What is the difference between symmetric and asymmetric encryption, and when would you use each?
Short answer
Symmetric encryption uses one shared key for both encrypt and decrypt — it's fast but the key must be shared securely. Asymmetric encryption uses a public/private key pair, solving key distribution but slowly. Real systems use asymmetric crypto to exchange a symmetric session key, then use the fast symmetric cipher for bulk data.
Encryption schemes split into two families based on how keys relate to each other, and understanding that split is foundational to almost every secure protocol.
Symmetric encryption
In symmetric cryptography, the same secret key both encrypts and decrypts. AES is the workhorse here. It is extremely fast — modern CPUs have dedicated AES instructions — so it is what actually protects the bulk of your data, whether that is disk volumes or TLS session traffic.
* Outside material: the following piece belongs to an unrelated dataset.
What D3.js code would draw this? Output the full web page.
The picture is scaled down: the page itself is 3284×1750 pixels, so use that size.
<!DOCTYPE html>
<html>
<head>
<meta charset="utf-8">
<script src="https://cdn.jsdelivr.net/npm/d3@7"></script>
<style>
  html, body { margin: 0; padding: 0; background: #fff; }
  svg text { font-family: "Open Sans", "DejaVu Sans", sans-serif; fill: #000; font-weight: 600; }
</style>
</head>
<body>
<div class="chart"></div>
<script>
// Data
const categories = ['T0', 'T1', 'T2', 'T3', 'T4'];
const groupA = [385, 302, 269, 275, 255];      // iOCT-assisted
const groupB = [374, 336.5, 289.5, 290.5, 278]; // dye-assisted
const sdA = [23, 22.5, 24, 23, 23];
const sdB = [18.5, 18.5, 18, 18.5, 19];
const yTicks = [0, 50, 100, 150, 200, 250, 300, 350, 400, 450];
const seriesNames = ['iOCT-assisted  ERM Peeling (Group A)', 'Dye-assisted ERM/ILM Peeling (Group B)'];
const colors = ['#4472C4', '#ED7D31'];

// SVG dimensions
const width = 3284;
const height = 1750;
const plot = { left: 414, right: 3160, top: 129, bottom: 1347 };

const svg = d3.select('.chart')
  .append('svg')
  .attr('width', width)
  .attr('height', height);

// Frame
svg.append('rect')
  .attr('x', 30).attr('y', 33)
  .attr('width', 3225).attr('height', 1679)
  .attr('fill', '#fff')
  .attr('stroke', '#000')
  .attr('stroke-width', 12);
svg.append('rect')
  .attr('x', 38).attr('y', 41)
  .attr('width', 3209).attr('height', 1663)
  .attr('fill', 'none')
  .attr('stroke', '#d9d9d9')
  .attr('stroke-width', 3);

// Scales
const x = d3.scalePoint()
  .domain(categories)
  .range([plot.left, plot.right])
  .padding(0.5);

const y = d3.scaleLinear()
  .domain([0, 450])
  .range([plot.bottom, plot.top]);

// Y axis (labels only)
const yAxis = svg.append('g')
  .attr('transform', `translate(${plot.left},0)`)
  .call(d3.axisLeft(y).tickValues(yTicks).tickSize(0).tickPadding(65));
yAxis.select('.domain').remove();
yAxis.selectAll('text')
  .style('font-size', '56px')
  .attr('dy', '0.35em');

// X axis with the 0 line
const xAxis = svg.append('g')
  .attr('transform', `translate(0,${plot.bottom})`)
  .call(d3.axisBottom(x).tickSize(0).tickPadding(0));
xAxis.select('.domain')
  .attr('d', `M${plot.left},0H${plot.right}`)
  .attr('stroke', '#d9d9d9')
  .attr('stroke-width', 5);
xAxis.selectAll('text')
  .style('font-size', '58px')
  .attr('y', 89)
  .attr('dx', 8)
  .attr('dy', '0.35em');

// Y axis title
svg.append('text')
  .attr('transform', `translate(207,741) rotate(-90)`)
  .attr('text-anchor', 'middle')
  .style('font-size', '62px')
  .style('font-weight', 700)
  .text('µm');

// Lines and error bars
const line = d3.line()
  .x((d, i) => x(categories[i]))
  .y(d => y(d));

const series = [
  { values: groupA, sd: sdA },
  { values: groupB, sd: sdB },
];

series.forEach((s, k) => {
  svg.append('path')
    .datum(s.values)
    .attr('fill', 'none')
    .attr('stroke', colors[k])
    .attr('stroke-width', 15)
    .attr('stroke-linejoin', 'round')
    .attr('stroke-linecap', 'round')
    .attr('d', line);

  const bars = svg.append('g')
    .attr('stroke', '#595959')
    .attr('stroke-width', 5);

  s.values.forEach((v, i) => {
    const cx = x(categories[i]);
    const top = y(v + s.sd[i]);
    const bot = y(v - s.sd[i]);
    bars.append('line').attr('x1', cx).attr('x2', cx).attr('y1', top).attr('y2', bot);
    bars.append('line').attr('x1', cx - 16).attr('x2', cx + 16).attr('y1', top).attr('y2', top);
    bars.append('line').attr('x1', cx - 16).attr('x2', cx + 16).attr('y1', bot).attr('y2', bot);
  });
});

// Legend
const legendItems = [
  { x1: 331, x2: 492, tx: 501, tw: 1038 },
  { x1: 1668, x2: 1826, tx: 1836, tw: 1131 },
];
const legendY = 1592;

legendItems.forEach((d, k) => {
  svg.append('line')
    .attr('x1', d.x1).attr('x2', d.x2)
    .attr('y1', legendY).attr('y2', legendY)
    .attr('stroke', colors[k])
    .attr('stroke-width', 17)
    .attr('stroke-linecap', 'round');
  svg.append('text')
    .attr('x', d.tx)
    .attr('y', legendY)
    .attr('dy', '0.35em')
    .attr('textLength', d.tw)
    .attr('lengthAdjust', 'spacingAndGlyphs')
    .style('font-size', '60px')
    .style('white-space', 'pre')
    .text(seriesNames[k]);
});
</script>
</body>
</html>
The catch is key distribution. Both parties need the same key, and getting that key to the other side over an untrusted network without an eavesdropper grabbing it is the hard part.
Asymmetric encryption
Asymmetric cryptography uses a key pair: a public key anyone can hold and a private key the owner keeps secret. Data encrypted with the public key can only be decrypted with the private key (confidentiality), and data signed with the private key can be verified with the public key (authenticity). RSA and elliptic-curve schemes are the common examples.
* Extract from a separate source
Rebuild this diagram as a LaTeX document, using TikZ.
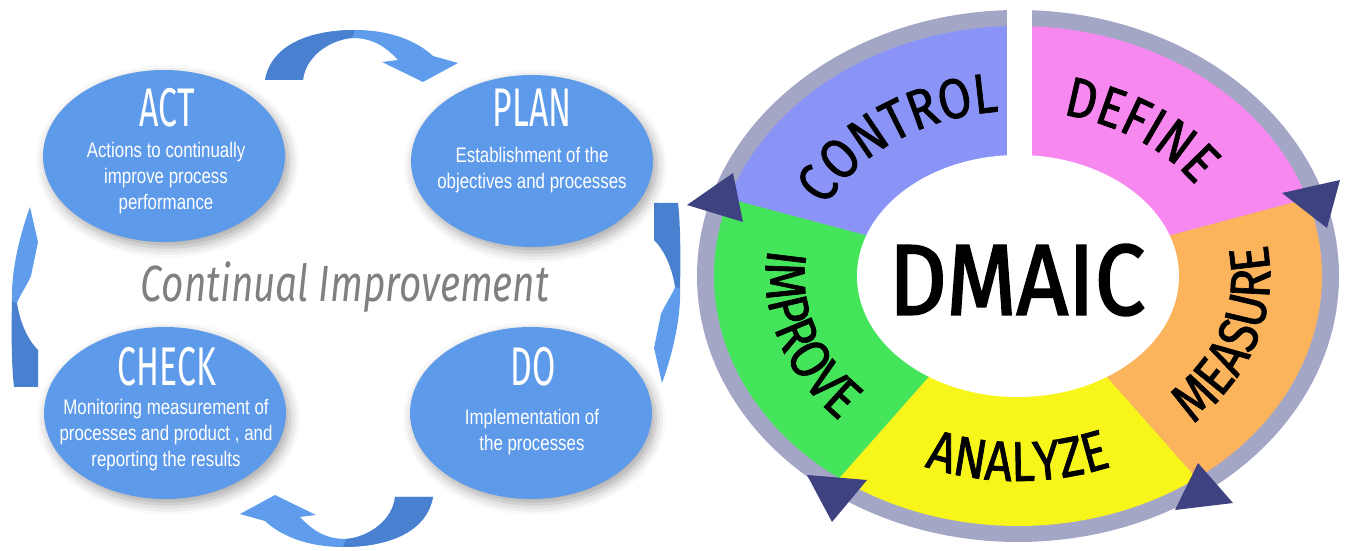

This elegantly solves key distribution — you can hand your public key to the world. The cost is speed: asymmetric operations are orders of magnitude slower and have size limits, so they are unsuitable for encrypting large payloads directly.
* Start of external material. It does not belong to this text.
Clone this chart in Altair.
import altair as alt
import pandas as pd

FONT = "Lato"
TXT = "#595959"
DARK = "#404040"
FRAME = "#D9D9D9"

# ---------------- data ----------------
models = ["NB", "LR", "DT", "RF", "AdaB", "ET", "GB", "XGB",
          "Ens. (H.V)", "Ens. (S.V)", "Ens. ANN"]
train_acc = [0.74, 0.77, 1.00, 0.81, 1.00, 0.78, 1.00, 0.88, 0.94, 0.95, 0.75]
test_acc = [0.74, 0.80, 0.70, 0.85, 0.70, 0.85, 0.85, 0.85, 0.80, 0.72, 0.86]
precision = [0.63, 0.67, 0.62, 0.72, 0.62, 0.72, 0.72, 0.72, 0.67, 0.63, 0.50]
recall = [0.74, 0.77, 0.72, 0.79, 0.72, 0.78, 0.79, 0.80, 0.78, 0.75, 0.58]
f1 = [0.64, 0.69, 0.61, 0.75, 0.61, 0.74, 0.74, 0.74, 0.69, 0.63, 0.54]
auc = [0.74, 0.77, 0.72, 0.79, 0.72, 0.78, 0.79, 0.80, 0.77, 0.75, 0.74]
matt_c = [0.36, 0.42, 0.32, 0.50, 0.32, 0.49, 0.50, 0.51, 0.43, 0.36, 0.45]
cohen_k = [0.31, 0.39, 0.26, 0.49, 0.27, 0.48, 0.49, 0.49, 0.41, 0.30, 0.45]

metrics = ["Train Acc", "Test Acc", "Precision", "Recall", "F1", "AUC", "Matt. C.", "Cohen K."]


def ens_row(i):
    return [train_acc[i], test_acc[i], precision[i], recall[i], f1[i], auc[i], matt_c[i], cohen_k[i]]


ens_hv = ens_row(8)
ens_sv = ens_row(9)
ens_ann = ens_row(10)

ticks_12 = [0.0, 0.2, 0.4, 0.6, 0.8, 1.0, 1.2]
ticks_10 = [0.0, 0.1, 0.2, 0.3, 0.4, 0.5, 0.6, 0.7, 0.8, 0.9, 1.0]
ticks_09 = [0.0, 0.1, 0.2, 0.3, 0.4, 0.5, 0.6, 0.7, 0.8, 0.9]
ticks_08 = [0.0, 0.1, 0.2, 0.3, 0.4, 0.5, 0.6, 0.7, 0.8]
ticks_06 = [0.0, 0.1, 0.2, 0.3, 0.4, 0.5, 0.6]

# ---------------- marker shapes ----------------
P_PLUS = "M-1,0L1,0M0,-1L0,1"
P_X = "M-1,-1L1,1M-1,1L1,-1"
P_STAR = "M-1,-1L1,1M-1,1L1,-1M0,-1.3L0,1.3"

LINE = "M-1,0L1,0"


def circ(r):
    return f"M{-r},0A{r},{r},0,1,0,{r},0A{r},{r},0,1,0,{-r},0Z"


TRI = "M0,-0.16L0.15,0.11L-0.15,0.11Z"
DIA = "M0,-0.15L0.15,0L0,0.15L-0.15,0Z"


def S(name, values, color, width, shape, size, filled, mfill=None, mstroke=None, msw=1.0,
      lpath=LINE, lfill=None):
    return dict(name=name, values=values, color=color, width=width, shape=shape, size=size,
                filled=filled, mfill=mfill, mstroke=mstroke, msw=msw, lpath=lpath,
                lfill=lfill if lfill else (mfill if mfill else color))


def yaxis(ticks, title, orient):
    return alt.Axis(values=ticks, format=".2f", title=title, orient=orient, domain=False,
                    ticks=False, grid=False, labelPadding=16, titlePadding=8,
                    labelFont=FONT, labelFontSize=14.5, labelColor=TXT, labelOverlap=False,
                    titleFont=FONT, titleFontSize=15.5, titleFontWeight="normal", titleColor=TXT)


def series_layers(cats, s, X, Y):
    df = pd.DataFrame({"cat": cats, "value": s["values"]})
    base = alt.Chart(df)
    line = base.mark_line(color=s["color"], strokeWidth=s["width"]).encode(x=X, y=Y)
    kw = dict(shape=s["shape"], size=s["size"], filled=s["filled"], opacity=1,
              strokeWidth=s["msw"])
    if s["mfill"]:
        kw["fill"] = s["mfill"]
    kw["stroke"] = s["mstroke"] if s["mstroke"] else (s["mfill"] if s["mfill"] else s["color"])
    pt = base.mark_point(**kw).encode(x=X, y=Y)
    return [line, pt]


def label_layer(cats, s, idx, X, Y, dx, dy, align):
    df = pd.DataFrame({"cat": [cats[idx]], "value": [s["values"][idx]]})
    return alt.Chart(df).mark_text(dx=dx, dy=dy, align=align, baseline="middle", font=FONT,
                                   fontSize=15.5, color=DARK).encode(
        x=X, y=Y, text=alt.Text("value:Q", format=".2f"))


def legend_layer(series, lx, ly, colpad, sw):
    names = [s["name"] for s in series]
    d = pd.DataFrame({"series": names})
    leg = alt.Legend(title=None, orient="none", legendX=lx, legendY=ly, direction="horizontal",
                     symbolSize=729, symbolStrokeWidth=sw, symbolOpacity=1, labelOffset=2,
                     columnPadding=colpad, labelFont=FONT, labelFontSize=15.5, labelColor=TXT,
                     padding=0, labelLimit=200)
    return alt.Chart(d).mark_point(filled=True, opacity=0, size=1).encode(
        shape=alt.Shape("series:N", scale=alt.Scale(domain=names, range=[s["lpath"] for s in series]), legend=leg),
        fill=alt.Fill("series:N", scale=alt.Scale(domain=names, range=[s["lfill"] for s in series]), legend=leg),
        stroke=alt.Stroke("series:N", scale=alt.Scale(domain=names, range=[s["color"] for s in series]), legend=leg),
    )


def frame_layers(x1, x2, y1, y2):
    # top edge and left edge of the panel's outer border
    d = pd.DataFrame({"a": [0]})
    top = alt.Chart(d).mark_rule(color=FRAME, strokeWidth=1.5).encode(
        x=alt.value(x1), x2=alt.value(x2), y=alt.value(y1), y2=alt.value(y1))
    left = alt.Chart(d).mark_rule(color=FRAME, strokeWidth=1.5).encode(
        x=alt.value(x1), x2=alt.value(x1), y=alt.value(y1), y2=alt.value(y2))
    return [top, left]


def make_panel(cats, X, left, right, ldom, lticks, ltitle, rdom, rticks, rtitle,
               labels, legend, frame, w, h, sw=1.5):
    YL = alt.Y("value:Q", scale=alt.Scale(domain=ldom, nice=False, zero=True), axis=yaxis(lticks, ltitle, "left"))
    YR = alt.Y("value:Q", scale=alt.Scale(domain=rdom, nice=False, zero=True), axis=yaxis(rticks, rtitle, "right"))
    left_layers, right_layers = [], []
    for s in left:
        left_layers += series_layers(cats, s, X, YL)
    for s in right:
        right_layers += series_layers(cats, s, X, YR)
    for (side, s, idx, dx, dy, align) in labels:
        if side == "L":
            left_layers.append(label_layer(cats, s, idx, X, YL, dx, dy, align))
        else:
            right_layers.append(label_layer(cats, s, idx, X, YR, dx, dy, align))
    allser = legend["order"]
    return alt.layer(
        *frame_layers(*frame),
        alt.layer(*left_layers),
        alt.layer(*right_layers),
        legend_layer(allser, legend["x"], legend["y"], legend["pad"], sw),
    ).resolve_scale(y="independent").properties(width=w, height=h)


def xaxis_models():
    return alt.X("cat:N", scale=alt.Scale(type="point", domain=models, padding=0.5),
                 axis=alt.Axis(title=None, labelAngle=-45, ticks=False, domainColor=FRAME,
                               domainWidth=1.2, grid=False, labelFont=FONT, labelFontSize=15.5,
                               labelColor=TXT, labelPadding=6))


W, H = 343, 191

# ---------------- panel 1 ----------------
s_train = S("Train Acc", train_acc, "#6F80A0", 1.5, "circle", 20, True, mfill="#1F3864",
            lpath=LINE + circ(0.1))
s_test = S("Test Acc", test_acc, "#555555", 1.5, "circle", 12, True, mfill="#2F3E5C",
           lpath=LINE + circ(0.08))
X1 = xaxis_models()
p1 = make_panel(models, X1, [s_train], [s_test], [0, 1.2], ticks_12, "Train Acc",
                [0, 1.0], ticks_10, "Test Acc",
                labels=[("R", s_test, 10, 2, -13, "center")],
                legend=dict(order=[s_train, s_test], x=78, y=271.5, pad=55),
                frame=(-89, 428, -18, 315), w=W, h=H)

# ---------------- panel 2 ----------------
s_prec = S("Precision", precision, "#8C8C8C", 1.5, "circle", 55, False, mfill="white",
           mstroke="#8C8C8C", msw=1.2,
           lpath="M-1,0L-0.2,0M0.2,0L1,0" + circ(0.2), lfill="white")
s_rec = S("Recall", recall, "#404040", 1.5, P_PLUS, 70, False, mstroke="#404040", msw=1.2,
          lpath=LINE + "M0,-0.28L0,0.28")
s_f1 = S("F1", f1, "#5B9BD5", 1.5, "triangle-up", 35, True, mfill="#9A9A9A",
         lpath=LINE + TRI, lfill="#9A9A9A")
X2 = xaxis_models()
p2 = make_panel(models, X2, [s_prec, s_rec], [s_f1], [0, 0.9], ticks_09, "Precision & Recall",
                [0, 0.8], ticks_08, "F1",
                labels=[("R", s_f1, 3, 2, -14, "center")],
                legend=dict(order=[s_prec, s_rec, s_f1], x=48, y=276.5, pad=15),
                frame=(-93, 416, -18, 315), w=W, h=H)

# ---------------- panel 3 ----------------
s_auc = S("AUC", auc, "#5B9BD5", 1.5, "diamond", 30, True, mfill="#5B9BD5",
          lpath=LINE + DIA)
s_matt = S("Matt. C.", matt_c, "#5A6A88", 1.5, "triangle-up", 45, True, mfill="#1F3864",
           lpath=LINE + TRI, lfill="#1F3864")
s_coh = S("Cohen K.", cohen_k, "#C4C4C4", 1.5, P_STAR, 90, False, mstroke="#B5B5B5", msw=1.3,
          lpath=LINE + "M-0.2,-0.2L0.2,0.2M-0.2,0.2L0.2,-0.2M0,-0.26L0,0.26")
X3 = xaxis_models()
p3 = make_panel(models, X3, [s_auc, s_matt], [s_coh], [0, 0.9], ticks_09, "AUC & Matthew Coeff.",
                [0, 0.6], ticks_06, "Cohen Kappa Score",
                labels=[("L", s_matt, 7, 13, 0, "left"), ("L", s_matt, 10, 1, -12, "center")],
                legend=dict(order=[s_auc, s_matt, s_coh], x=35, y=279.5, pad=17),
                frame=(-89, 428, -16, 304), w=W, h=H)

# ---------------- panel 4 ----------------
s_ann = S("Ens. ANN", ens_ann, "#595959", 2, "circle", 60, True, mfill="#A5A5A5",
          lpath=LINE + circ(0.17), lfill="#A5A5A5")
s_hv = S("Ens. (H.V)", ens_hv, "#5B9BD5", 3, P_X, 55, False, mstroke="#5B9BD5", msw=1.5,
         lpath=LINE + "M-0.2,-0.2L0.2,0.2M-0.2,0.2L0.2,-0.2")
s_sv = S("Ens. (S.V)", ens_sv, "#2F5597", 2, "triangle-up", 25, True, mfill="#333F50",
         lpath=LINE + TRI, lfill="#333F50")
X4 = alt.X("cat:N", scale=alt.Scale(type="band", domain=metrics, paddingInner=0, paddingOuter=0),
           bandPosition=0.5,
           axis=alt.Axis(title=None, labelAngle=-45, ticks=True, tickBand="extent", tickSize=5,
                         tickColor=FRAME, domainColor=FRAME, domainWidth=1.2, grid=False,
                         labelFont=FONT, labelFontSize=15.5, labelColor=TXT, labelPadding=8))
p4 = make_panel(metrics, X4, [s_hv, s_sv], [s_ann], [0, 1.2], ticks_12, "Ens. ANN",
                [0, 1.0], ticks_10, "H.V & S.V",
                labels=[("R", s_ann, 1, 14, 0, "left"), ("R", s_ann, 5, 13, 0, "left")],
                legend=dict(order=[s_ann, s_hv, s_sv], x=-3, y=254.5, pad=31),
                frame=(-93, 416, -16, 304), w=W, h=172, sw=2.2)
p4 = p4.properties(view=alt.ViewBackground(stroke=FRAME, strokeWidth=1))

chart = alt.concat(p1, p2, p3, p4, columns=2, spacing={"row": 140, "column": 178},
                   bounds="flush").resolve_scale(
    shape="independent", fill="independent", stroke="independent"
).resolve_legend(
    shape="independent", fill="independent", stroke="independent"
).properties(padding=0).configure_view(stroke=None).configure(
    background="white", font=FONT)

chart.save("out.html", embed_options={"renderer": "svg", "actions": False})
Why real systems combine them
Practical protocols use a hybrid approach. Asymmetric crypto authenticates the parties and securely establishes a shared symmetric session key; the fast symmetric cipher then encrypts the actual data. TLS does exactly this.
What interviewers look for
A junior candidate should clearly map keys to operations, state that symmetric is fast but has a distribution problem, and — the differentiator — explain that we don't pick one, we combine them in a hybrid scheme.
Likely follow-ups
- Why don't we just encrypt everything with RSA?
- How does a hybrid cryptosystem like TLS combine the two?
- Name a common symmetric and a common asymmetric algorithm.